Time matters enormously when ordering a memorial patch. Agencies typically want to have patches available for the officer’s funeral service, which means production timelines of days rather than weeks. This is one of the reasons experienced law enforcement patch suppliers maintain pre-approved templates that can be personalized quickly — the design work is partially done before the tragedy occurs.

Agencies ordering memorial patches need to think about two separate runs: a department run for active officers, and often a public or supporter run for community members and the officer’s family who want to participate in the memorial. These may have slightly different designs or color variations to distinguish them.

The NLEOMF also coordinates with departments on formal commemorations, including the annual National Peace Officers Memorial Service in Washington, D.C., where memorial patches from departments across the country are often exchanged among officers attending from different states — a form of solidarity that makes these patches travel far beyond the originating department.

Honoring With Quality

A memorial patch is not a place to cut costs. The patch will be worn to a funeral, framed in a home, kept in a shadow box alongside a folded flag. It needs to hold up to those stakes both visually and physically. High thread counts, quality embroidery, and durable backing material are not optional on a memorial run — they are a form of respect.
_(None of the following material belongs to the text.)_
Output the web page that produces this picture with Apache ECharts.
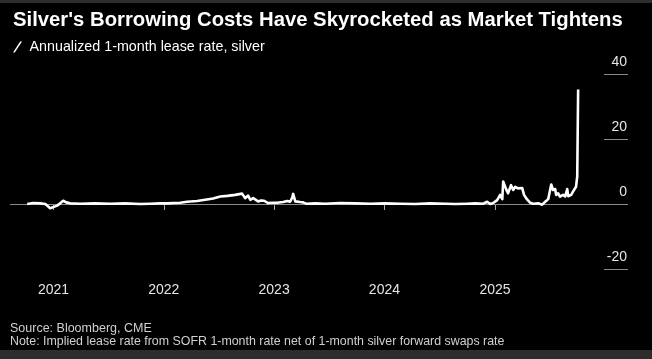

We approach memorial patch orders with the weight they deserve. Our team has supported agencies through some of their hardest moments, producing memorial patches under compressed timelines without sacrificing quality. If your agency needs to honor a fallen officer, start with our free AI patch designer to draft the layout, then contact our team directly for rush production support. See examples of memorial patch work in our patch gallery.

No patch brings anyone back. But a well-made memorial patch ensures that the name, the badge number, and the date are not forgotten — and that the community has a tangible way to carry the memory forward.